------ MATERIAL ------

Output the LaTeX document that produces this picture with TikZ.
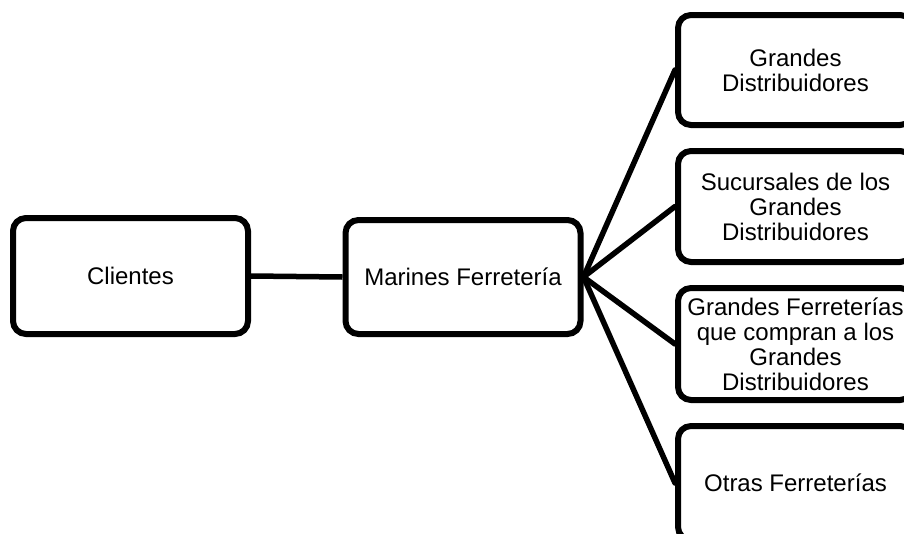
\documentclass[tikz,border=0pt]{standalone}
\usepackage{fontspec}
\setmainfont{Liberation Sans}
\begin{document}
\begin{tikzpicture}[x=1pt,y=-1pt,
  box/.style={draw=black, line width=6pt, rounded corners=13pt, fill=white,
    minimum width=235pt, minimum height=#1, align=center, inner sep=2pt,
    font=\fontsize{24}{25}\selectfont},
  box/.default=115pt,
  link/.style={draw=black, line width=5.5pt}]
\clip (0,0) rectangle (904,533);
\fill[white] (0,0) rectangle (904,533);

% central chain
\node[box=116pt] (cl) at (130.5,276) {Clientes};
\node[box=114pt] (mf) at (463,277) {Marines Ferretería};

% customer groups on the right
\node[box=110pt] (r1) at (795.5,70) {Grandes\\Distribuidores};
\node[box=111pt] (r2) at (795.5,206.5) {Sucursales de los\\Grandes\\Distribuidores};
\node[box=112pt] (r3) at (795.5,344) {Grandes Ferreterías\\que compran a los\\Grandes\\Distribuidores};
\node[box=114pt] (r4) at (795.5,483) {Otras Ferreterías};

% connectors
\draw[link] (cl.east) -- (mf.west);
\foreach \r in {r1,r2,r3,r4}
  \draw[link, line cap=round] (mf.east) -- (\r.west);
\end{tikzpicture}
\end{document}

------

TO DO:
Omit every picture, then repeat the remaining data exactly as it appears above.

FINAL ANSWER:
Output the LaTeX document that produces this picture with TikZ.
\documentclass[tikz,border=0pt]{standalone}
\usepackage{fontspec}
\setmainfont{Liberation Sans}
\begin{document}
\begin{tikzpicture}[x=1pt,y=-1pt,
  box/.style={draw=black, line width=6pt, rounded corners=13pt, fill=white,
    minimum width=235pt, minimum height=#1, align=center, inner sep=2pt,
    font=\fontsize{24}{25}\selectfont},
  box/.default=115pt,
  link/.style={draw=black, line width=5.5pt}]
\clip (0,0) rectangle (904,533);
\fill[white] (0,0) rectangle (904,533);

% central chain
\node[box=116pt] (cl) at (130.5,276) {Clientes};
\node[box=114pt] (mf) at (463,277) {Marines Ferretería};

% customer groups on the right
\node[box=110pt] (r1) at (795.5,70) {Grandes\\Distribuidores};
\node[box=111pt] (r2) at (795.5,206.5) {Sucursales de los\\Grandes\\Distribuidores};
\node[box=112pt] (r3) at (795.5,344) {Grandes Ferreterías\\que compran a los\\Grandes\\Distribuidores};
\node[box=114pt] (r4) at (795.5,483) {Otras Ferreterías};

% connectors
\draw[link] (cl.east) -- (mf.west);
\foreach \r in {r1,r2,r3,r4}
  \draw[link, line cap=round] (mf.east) -- (\r.west);
\end{tikzpicture}
\end{document}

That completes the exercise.